Communiversity Day is an annual event sponsored by the Yale chapter of Alpha Phi Omega, a national co-ed community service fraternity. Saturday’s event will feature a community action bazaar, a kids’ carnival, entertainment and free food for New Haven residents.
Alpha Phi Omega coordinator Julie Ehrlich ’03 said Communiversity Day is a chance for New Haven residents to come and see what New Haven and Yale have to offer.
“I think that this is one of the only days of the year that Yale is open to the community on the community’s terms,” Ehrlich said. “Even though the relationship between the town and the University is so much better than it was 20 years ago when the event was started, these relations are still really important to keep up.”
Michael Morand, the associate vice president in the Office of New Haven and State Affairs, said in an e-mail that his office supports Communiversity Day financially and logistically. He added that the bonds between Yale and New Haven are stronger than ever.
“Under President [Richard] Levin’s leadership, Yale is making sustained contributions to a strong New Haven, with a retail downtown, 500 new homeowners in the Yale Homebuyer Program, and more than 1,000 jobs in biotech companies from Yale research,” Morand said. “Communiversity Day provides yet another way to celebrate these ties that bind New Haven and its hometown university.”
Entertainment will be provided by both Yale and New Haven groups. Ehrlich said that Yale a cappella group Something Extra, Yale Unity, the Anti-Gravity Society and the Troup Middle School drill team will perform.
Groups such as the New Haven Reads Book Bank, AIDS Project New Haven and various mentoring programs will participate in the community action bazaar, Ehrlich said.
Dwight Hall’s Education Network Coordinator Lauren Keane ’03 said in an e-mail that Communiversity Day is the only day the University actively invites the community onto campus.
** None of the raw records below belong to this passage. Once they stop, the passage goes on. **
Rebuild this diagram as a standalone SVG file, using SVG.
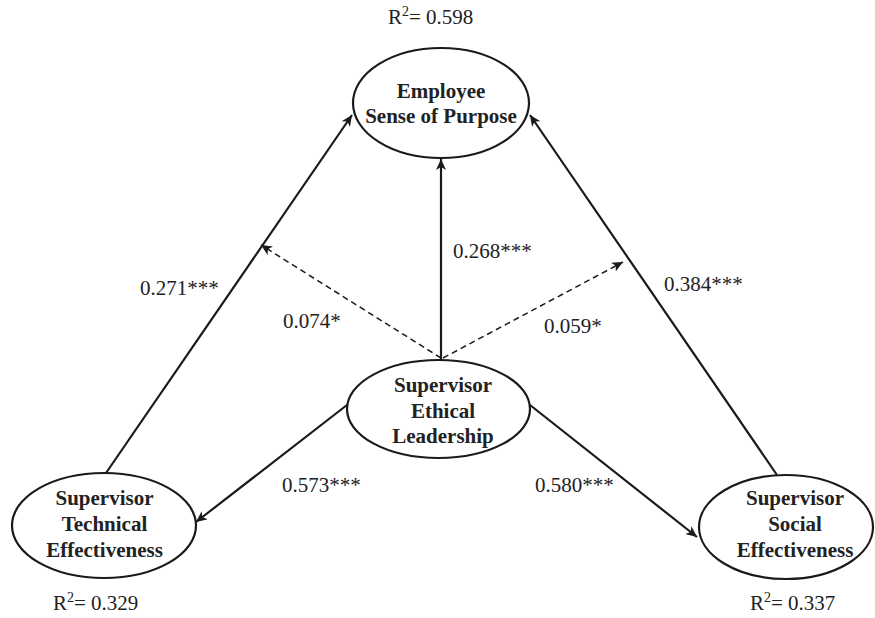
<svg xmlns="http://www.w3.org/2000/svg" width="875" height="618" viewBox="0 0 875 618">
<style>
.node{fill:#fff;stroke:#1a1a1a;stroke-width:2.2}
.lbl{font-family:"Liberation Serif","Times New Roman",serif;font-size:21px;fill:#222}
.nt{font-family:"Liberation Serif","Times New Roman",serif;font-size:21px;font-weight:bold;fill:#222;text-anchor:middle}
.sol{stroke:#1a1a1a;stroke-width:2.2;fill:none;marker-end:url(#ah)}
.dsh{stroke:#1a1a1a;stroke-width:1.5;fill:none;stroke-dasharray:6 4;marker-end:url(#ah)}
</style>
<defs>
<marker id="ah" markerUnits="userSpaceOnUse" markerWidth="12" markerHeight="10" refX="11" refY="5" orient="auto">
<path d="M0,0 L11,5 L0,10 L3,5 Z" fill="#1a1a1a"/>
</marker>
</defs>
<rect width="875" height="618" fill="#fff"/>
<g id="connectors">
<line class="sol" x1="441" y1="360" x2="441" y2="159"/>
<line class="sol" x1="106" y1="473" x2="352" y2="115"/>
<line class="sol" x1="777" y1="475" x2="530" y2="115"/>
<line class="dsh" x1="441" y1="358" x2="261" y2="245"/>
<line class="dsh" x1="443" y1="358" x2="623" y2="262"/>
<line class="sol" x1="347" y1="405" x2="196" y2="522"/>
<line class="sol" x1="530" y1="405" x2="697" y2="537"/>
</g>
<g id="labels">
<text class="lbl" x="140" y="295">0.271***</text>
<text class="lbl" x="283" y="328">0.074*</text>
<text class="lbl" x="453" y="258">0.268***</text>
<text class="lbl" x="544" y="333">0.059*</text>
<text class="lbl" x="664" y="291">0.384***</text>
<text class="lbl" x="282" y="492">0.573***</text>
<text class="lbl" x="535" y="492">0.580***</text>
</g>
<g id="purpose">
<ellipse class="node" cx="441" cy="103" rx="88" ry="55"/>
<text class="nt" x="441" y="98">Employee</text>
<text class="nt" x="441" y="123">Sense of Purpose</text>
<text class="lbl" x="388" y="24">R<tspan font-size="14" dy="-8">2</tspan><tspan dy="8">= 0.598</tspan></text>
</g>
<g id="ethical">
<ellipse class="node" cx="438.5" cy="409" rx="91.5" ry="49"/>
<text class="nt" x="443" y="392">Supervisor</text>
<text class="nt" x="443" y="418">Ethical</text>
<text class="nt" x="443" y="443">Leadership</text>
</g>
<g id="technical">
<ellipse class="node" cx="104" cy="525.5" rx="92" ry="52.5"/>
<text class="nt" x="104.5" y="505">Supervisor</text>
<text class="nt" x="104.5" y="531">Technical</text>
<text class="nt" x="104.5" y="557">Effectiveness</text>
<text class="lbl" x="53" y="610">R<tspan font-size="14" dy="-8">2</tspan><tspan dy="8">= 0.329</tspan></text>
</g>
<g id="social">
<ellipse class="node" cx="786" cy="527" rx="87" ry="52"/>
<text class="nt" x="795" y="505">Supervisor</text>
<text class="nt" x="795" y="531">Social</text>
<text class="nt" x="795" y="557">Effectiveness</text>
<text class="lbl" x="750" y="610">R<tspan font-size="14" dy="-8">2</tspan><tspan dy="8">= 0.337</tspan></text>
</g>
</svg>
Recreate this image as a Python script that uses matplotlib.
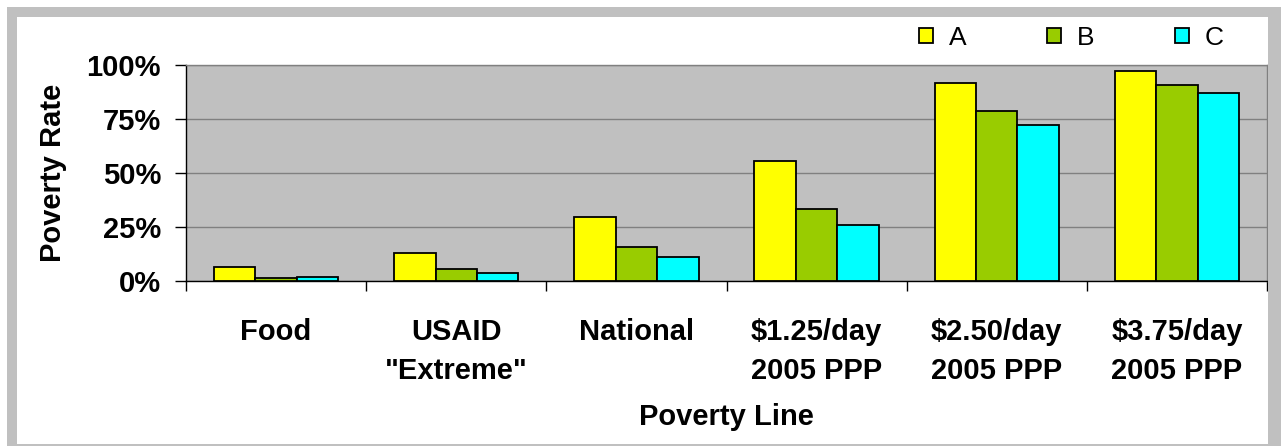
import numpy as np
import matplotlib
matplotlib.use("Agg")
from matplotlib import pyplot as plt
from matplotlib.patches import Rectangle

# poverty lines and rates (%)
categories = ['Food', 'USAID\n"Extreme"', 'National',
              '\\$1.25/day\n2005 PPP', '\\$2.50/day\n2005 PPP', '\\$3.75/day\n2005 PPP']
series_names = ['A', 'B', 'C']
rate_a = [6.5, 13.1, 29.8, 55.6, 91.5, 97.1]
rate_b = [1.6, 5.4, 15.9, 33.3, 78.7, 90.7]
rate_c = [1.8, 3.9, 11.1, 25.9, 72.1, 86.9]
yticks = [0, 25, 50, 75, 100]
ytick_labels = ['0%', '25%', '50%', '75%', '100%']

colors = ['#FFFF00', '#99CC00', '#00FFFF']

plt.rcParams['font.family'] = ['Liberation Sans', 'DejaVu Sans']

W, H = 1281, 446
fig = plt.figure(figsize=(W / 100, H / 100), dpi=100)

# outer gray frame
fc = '#C0C0C0'
for (x0, y0, w, h) in [(7, 7, 10, 439), (7, 7, 1274, 10), (1268, 7, 13, 439), (7, 444, 1274, 2)]:
    fig.patches.append(Rectangle((x0 / W, 1 - (y0 + h) / H), w / W, h / H,
                                 transform=fig.transFigure, facecolor=fc, edgecolor='none'))

ax = fig.add_axes([186 / W, 1 - 281 / H, (1267 - 186) / W, (281 - 65) / H])
ax.set_facecolor('#C0C0C0')

x = np.arange(len(categories)) + 0.5
bw = 0.23
bars = []
for i, vals in enumerate([rate_a, rate_b, rate_c]):
    b = ax.bar(x + (i - 1) * bw, vals, width=bw, color=colors[i],
               edgecolor='black', linewidth=1.3, label=series_names[i], zorder=3)
    bars.append(b)

ax.set_xlim(0, len(categories))
ax.set_ylim(0, 100)
ax.set_yticks(yticks)
ax.set_yticklabels(ytick_labels, fontsize=21, fontweight='bold')
ax.yaxis.grid(True, color='#808080', linewidth=1, zorder=0)
ax.set_axisbelow(True)

ax.set_xticks(np.arange(len(categories) + 1))
ax.set_xticklabels([])
ax.set_xticks(x, minor=True)
ax.set_xticklabels(categories, minor=True, fontsize=21, fontweight='bold', linespacing=1.5)
ax.tick_params(axis='x', which='minor', length=0, pad=26.5)
ax.tick_params(axis='x', which='major', length=7, direction='out', width=1)
ax.tick_params(axis='y', length=8, direction='out', width=1, pad=10)

for s in ['top', 'right']:
    ax.spines[s].set_color('#808080')
    ax.spines[s].set_linewidth(1)
for s in ['left', 'bottom']:
    ax.spines[s].set_color('black')
    ax.spines[s].set_linewidth(1)

ax.set_ylabel('Poverty Rate', fontsize=21, fontweight='bold', labelpad=14)
ax.set_xlabel('Poverty Line', fontsize=21, fontweight='bold', labelpad=13)

leg = fig.legend(handles=bars, labels=series_names, loc='center left',
                 bbox_to_anchor=(919 / W, 1 - 38 / H), ncol=3, frameon=False,
                 fontsize=19, handlelength=0.53, handleheight=0.53, handletextpad=0.6,
                 columnspacing=3.05, borderpad=0, borderaxespad=0)

fig.savefig('out.png', dpi=100)
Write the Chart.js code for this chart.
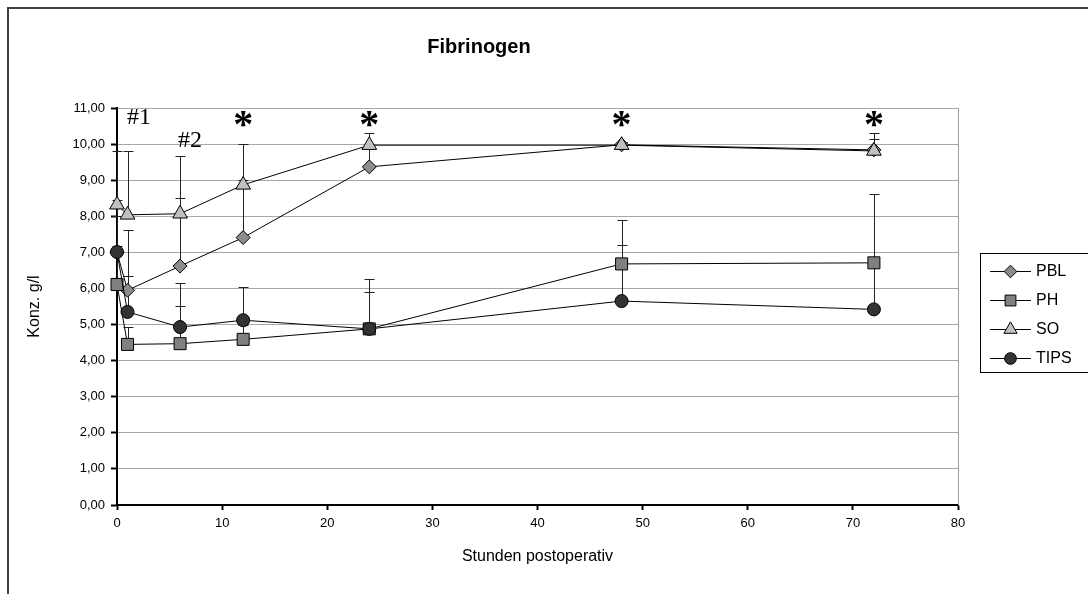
<!DOCTYPE html>
<html>
<head>
<meta charset="utf-8">
<script src="https://cdn.jsdelivr.net/npm/chart.js@4/dist/chart.umd.min.js"></script>
<style>
  html, body { margin: 0; padding: 0; background: #fff; }
  #wrap { width: 1088px; height: 594px; }
</style>
</head>
<body>
<div id="wrap"><canvas id="fib" width="1088" height="594"></canvas></div>
<script>
// Stunden postoperativ
const hours = [0, 1, 6, 12, 24, 48, 72];

// mean values (g/l)
const pblValues = [7.00, 5.95, 6.62, 7.41, 9.37, 9.98, 9.84];
const phValues = [6.11, 4.45, 4.47, 4.59, 4.88, 6.68, 6.71];
const soValues = [8.32, 8.04, 8.07, 8.87, 9.97, 9.97, 9.81];
const tipsValues = [7.01, 5.35, 4.93, 5.12, 4.88, 5.65, 5.42];

// upper end of the error bars (plus only)
const pblUpper = [8.45, 7.62, 8.50, 9.00, 9.90, 10.05, 10.15];
const phUpper = [8.00, 4.93, 5.52, 5.00, 5.89, 7.91, 8.61];
const soUpper = [9.80, 9.80, 9.68, 9.99, 10.31, 10.05, 10.31];
const tipsUpper = [7.18, 6.35, 6.16, 6.05, 6.25, 7.20, 6.70];

// significance marks
const hashLabels = ['#1', '#2'];
const hashX = [2.1, 6.95];
const hashY = [10.57, 9.93];
const starX = [12, 24, 48, 72];
const starY = 10.2;

const sansFont = 'Liberation Sans, Arial, sans-serif';
const serifFont = 'Liberation Serif, Times New Roman, serif';

function toPoints(values) {
    return hours.map((h, i) => ({ x: h, y: values[i] }));
}

function formatComma(value) {
    return value.toFixed(2).replace('.', ',');
}

const seriesStyle = [
    { label: 'PBL', values: pblValues, upper: pblUpper, shape: 'rectRot', radius: 7, fill: '#8c8c8c', order: 4 },
    { label: 'PH', values: phValues, upper: phUpper, shape: 'rect', radius: 8.5, fill: '#808080', order: 3 },
    { label: 'SO', values: soValues, upper: soUpper, shape: 'triangle', radius: 8.5, fill: '#c0c0c0', order: 2 },
    { label: 'TIPS', values: tipsValues, upper: tipsUpper, shape: 'circle', radius: 6.5, fill: '#333333', order: 1 }
];

const datasets = seriesStyle.map(s => ({
    label: s.label,
    data: toPoints(s.values),
    borderColor: '#000',
    borderWidth: 1,
    pointStyle: s.shape,
    pointRadius: s.radius,
    pointBackgroundColor: s.fill,
    pointBorderColor: '#000',
    pointBorderWidth: 1,
    tension: 0,
    fill: false,
    clip: false,
    order: s.order
}));

// error bars behind the markers
const errorBars = {
    id: 'errorBars',
    beforeDatasetsDraw(chart) {
        const ctx = chart.ctx;
        const xs = chart.scales.x, ys = chart.scales.y;
        ctx.save();
        ctx.strokeStyle = '#222';
        ctx.lineWidth = 1;
        seriesStyle.forEach(s => {
            hours.forEach((h, i) => {
                const x = Math.round(xs.getPixelForValue(h)) + 0.5;
                const y0 = ys.getPixelForValue(s.values[i]);
                const y1 = Math.round(ys.getPixelForValue(s.upper[i])) + 0.5;
                ctx.beginPath();
                ctx.moveTo(x, y0);
                ctx.lineTo(x, y1);
                ctx.moveTo(x - 5, y1);
                ctx.lineTo(x + 5, y1);
                ctx.stroke();
            });
        });
        ctx.restore();
    }
};

function drawMarker(ctx, shape, r, x, y) {
    ctx.beginPath();
    if (shape === 'circle') {
        ctx.arc(x, y, r, 0, Math.PI * 2);
    } else if (shape === 'rect') {
        const h = r * Math.SQRT1_2;
        ctx.rect(x - h, y - h, 2 * h, 2 * h);
    } else if (shape === 'rectRot') {
        ctx.moveTo(x, y - r);
        ctx.lineTo(x + r, y);
        ctx.lineTo(x, y + r);
        ctx.lineTo(x - r, y);
        ctx.closePath();
    } else if (shape === 'triangle') {
        for (let k = 0; k < 3; k++) {
            const a = k * 2 * Math.PI / 3;
            const px = x + Math.sin(a) * r, py = y - Math.cos(a) * r;
            if (k === 0) ctx.moveTo(px, py); else ctx.lineTo(px, py);
        }
        ctx.closePath();
    }
    ctx.fill();
    ctx.stroke();
}

const decorations = {
    id: 'decorations',
    afterDraw(chart) {
        const ctx = chart.ctx;
        const area = chart.chartArea;
        const xs = chart.scales.x, ys = chart.scales.y;
        ctx.save();

        // plot area right border
        ctx.strokeStyle = '#a0a0a0';
        ctx.lineWidth = 1;
        ctx.beginPath();
        ctx.moveTo(Math.round(area.right) + 0.5, area.top);
        ctx.lineTo(Math.round(area.right) + 0.5, area.bottom);
        ctx.stroke();

        // outer frame (open to the right and bottom)
        ctx.strokeStyle = '#404040';
        ctx.lineWidth = 2;
        ctx.beginPath();
        ctx.moveTo(8, 594);
        ctx.lineTo(8, 8);
        ctx.lineTo(1088, 8);
        ctx.stroke();

        // annotations
        ctx.fillStyle = '#000';
        ctx.textAlign = 'center';
        ctx.textBaseline = 'alphabetic';
        ctx.font = '24px ' + serifFont;
        hashLabels.forEach((t, i) => {
            ctx.fillText(t, xs.getPixelForValue(hashX[i]), ys.getPixelForValue(hashY[i]));
        });
        ctx.font = 'bold 40px ' + serifFont;
        starX.forEach(h => {
            ctx.fillText('*', xs.getPixelForValue(h), ys.getPixelForValue(starY));
        });

        // legend
        const lx = 980, ly = 253, lh = 119;
        ctx.strokeStyle = '#000';
        ctx.lineWidth = 1;
        ctx.strokeRect(lx + 0.5, ly + 0.5, 140, lh);
        ctx.font = '16px ' + sansFont;
        ctx.textAlign = 'left';
        ctx.textBaseline = 'middle';
        seriesStyle.forEach((s, i) => {
            const y = ly + 18 + i * 29;
            ctx.strokeStyle = '#000';
            ctx.lineWidth = 1;
            ctx.beginPath();
            ctx.moveTo(990, y + 0.5);
            ctx.lineTo(1031, y + 0.5);
            ctx.stroke();
            ctx.fillStyle = s.fill;
            drawMarker(ctx, s.shape, s.radius * 0.9, 1010.5, y + 0.5);
            ctx.fillStyle = '#000';
            ctx.fillText(s.label, 1036, y + 1);
        });
        ctx.restore();
    }
};

Chart.defaults.font.family = sansFont;
Chart.defaults.color = '#000';

new Chart(document.getElementById('fib'), {
    type: 'line',
    data: { datasets: datasets },
    options: {
        animation: false,
        responsive: false,
        layout: { padding: { left: 0, right: 130, top: 0, bottom: 0 } },
        scales: {
            x: {
                type: 'linear',
                min: 0,
                max: 80,
                ticks: { stepSize: 10, font: { size: 13 }, padding: 6, color: '#000' },
                grid: { drawOnChartArea: false, tickLength: 5, tickColor: '#000', tickWidth: 2 },
                border: { color: '#000', width: 2 },
                title: { display: true, text: 'Stunden postoperativ', font: { size: 16 }, padding: { top: 0, bottom: 28 } },
                afterFit: scale => { scale.height = 89; }
            },
            y: {
                min: 0,
                max: 11,
                ticks: { stepSize: 1, font: { size: 13 }, padding: 6, color: '#000', callback: v => formatComma(v) },
                grid: { color: '#a8a8a8', lineWidth: 1, tickLength: 6, tickColor: '#000', tickWidth: 2 },
                border: { color: '#000', width: 2 },
                title: { display: true, text: 'Konz. g/l', font: { size: 16 }, padding: { top: 25, bottom: 0 } },
                afterFit: scale => { scale.width = 117; }
            }
        },
        plugins: {
            legend: { display: false },
            tooltip: { enabled: false },
            title: {
                display: true,
                text: 'Fibrinogen',
                font: { size: 20, weight: 'bold' },
                color: '#000',
                padding: { top: 35, bottom: 49 }
            }
        }
    },
    plugins: [errorBars, decorations]
});
</script>
</body>
</html>
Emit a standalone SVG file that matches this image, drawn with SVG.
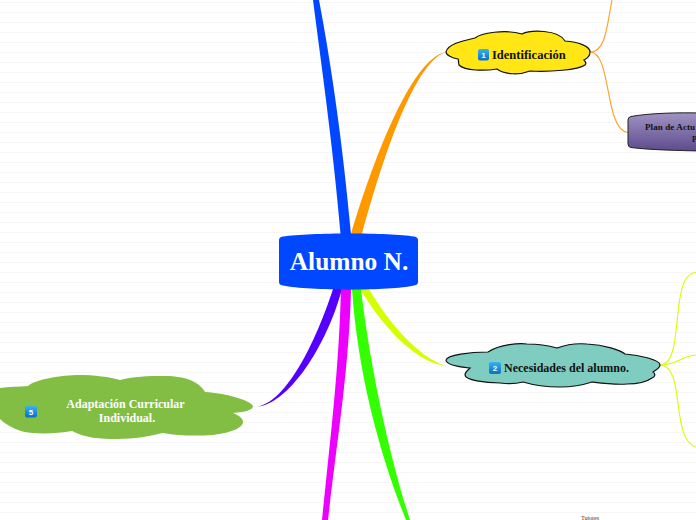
<svg xmlns="http://www.w3.org/2000/svg" width="696" height="520" viewBox="0 0 696 520">
<style>
text{font-family:"Liberation Serif","Times New Roman",serif;font-weight:bold}
.cloud{stroke:#111;stroke-width:1.2}
.thin{fill:none;stroke-width:1.1}
.badge{fill:url(#badge);stroke:none}
.num{fill:#fff;font-family:"Liberation Sans",Arial,sans-serif;font-size:8px;text-anchor:middle}
</style>
<defs>
<pattern id="bg" width="10" height="10" patternUnits="userSpaceOnUse"><rect width="10" height="10" fill="#fff"/><rect y="2" width="10" height="1" fill="#f6f6f6"/></pattern>
<linearGradient id="badge" x1="0" y1="0" x2="0" y2="1"><stop offset="0" stop-color="#35b4f0"/><stop offset="1" stop-color="#0a6fc4"/></linearGradient>
<linearGradient id="purple" x1="0" y1="0" x2="0" y2="1"><stop offset="0" stop-color="#a093c3"/><stop offset="1" stop-color="#5d4b8c"/></linearGradient>
</defs>
<rect width="696" height="520" fill="url(#bg)"/>
<g id="connectors">
<path d="M313,0C320,55 333,145 340.500,234L351,234C345,170 336,90 319,0Z" fill="#0047ff"/>
<path d="M351,234C370,170 410,58 446,52C412,62 378,175 362,234Z" fill="#ff9900"/>
<path d="M360,289C380,322 413,362 446,366C420,358 390,325 369,289Z" fill="#d4ff00"/>
<path d="M333,289C320,330 288,406 254,407C288,407 327,345 342,289Z" fill="#5500ff"/>
<path d="M341,289C339,370 330,440 322,520L328,520C337,440 349,370 351,289Z" fill="#ee00ff"/>
<path d="M352,289C358,375 380,455 406,520L410,520C392,465 371,375 361,289Z" fill="#33ff00"/>
<path class="thin" stroke="#ff9e1f" d="M590,52C606,52 607,25 612,0"/>
<path class="thin" stroke="#ff9e1f" d="M590,52C612,52 604,130 628,132.500"/>
<path class="thin" stroke="#d4ff00" d="M660,365C686,365 668,274 696,272.500"/>
<path class="thin" stroke="#d4ff00" d="M660,365C678,365 680,356 696,355"/>
<path class="thin" stroke="#d4ff00" d="M660,365C686,365 670,440 696,447"/>
</g>
<g id="node-center">
<path d="M279,240Q279,237 283,236.500C310,232.500 390,232.500 414,236.500Q418,237 418,240V282Q418,285 414,285.500C390,291 310,291 283,285.500Q279,285 279,282Z" fill="#0047ff"/>
<text x="349" y="270" font-size="25.400" fill="#fff" text-anchor="middle">Alumno N.</text>
</g>
<g id="node-identificacion">
<path class="cloud" fill="#ffe614" d="M446,52C448,44 462,41 475,38C481,33 505,29 522,34C530,30 558,29 565,41C578,42 590,46 590,52C590,56 586,59 584,60C586,62 586,64 585,65C578,70 550,72 530,71C520,75 505,75 497,69C485,71 465,71 459,65C458,62 459,60 458,59C452,58 446,55 446,52Z"/>
<rect class="badge" x="478" y="49" width="11" height="11.500" rx="2"/>
<text class="num" x="483.500" y="58">1</text>
<text x="492" y="59" font-size="12.500" fill="#111">Identificación</text>
</g>
<g id="node-plan">
<path d="M628,120Q628,117 631,116.500C650,113 680,112.500 700,113V151C680,150.500 650,150 631,147.500Q628,147 628,144Z" fill="url(#purple)" stroke="#222" stroke-width="1"/>
<text x="645" y="130" font-size="9" letter-spacing="0.100" fill="#111">Plan de Actu</text>
<text x="692" y="142" font-size="8" fill="#111">P</text>
</g>
<g id="node-necesidades">
<path class="cloud" fill="#7ecdc0" d="M446,360C447,355 470,352 488,352C500,344 520,343 527,344C540,344 550,346 557,348C565,345 575,343 587,344C605,345 620,350 625,354C640,355 660,360 660,365C660,368 656,370 653,372C656,374 655,377 652,378C645,383 635,384 627,384C615,385 600,383 592,382C580,386 570,387 560,387C545,387 533,385 523,382C515,384 508,384 500,383C485,383 465,380 465,375C465,372 468,370 470,368C460,367 446,365 446,360Z"/>
<rect class="badge" x="489" y="362" width="12" height="12" rx="2"/>
<text class="num" x="495" y="371">2</text>
<text x="504" y="372" font-size="12" fill="#111">Necesidades del alumno.</text>
</g>
<g id="node-adaptacion">
<path fill="#82bd44" d="M253,406C250,400 225,393 205,392C200,382 185,375 160,376C140,376 128,378 120,380C110,377 95,375 77,375C55,376 35,380 28,386C15,387 0,387 -10,390C-30,395 -22,410 0,413L-1,418C5,425 20,433 33,433C45,434 60,433 72,431C85,438 100,439 117,439C135,439 150,436 163,433C180,436 195,436 213,435C230,433 243,428 243,422C243,418 238,415 233,413C245,412 253,410 253,406Z"/>
<rect class="badge" x="25" y="406" width="12" height="11.500" rx="2"/>
<text class="num" x="31" y="415">5</text>
<text x="125.500" y="408" font-size="12" fill="#fff" text-anchor="middle">Adaptación Curricular</text>
<text x="127" y="422" font-size="12" fill="#fff" text-anchor="middle">Individual.</text>
</g>
<g id="node-tutores">
<text x="581" y="520" font-size="6" fill="#333" style="font-weight:normal">Tutores</text>
</g>
</svg>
“I think [Communiversity Day is] an important acknowledgement of Yale’s attempts to connect with New Haven on a more meaningful level, but equally importantly, a way to recognize that the relationship goes both ways — New Haven has plenty to give Yale and Yalies as well,” Keane said.
Keane added that event should not be seen Yale self-promotion, but instead as a chance for Yale and New Haven to learn about each other.
“I think it’s important that we not look at Communiversity Day as a [public relations] move for Yale to showcase everything it does in New Haven, but more as a chance for the two to come together and check each other out,” she said.
Alpha Phi Omega member Joshua Bloom ’03 said he would like the event to increase Yale student involvement in the community.
“Hopefully, it will bring more Yale students into the fold and get them interested in how they can help out,” Bloom said.
Ehrlich said she hoped the event would be bigger than in previous years because every New Haven school child got a flyer about Communiversity Day, and the event was advertised on WYBC radio.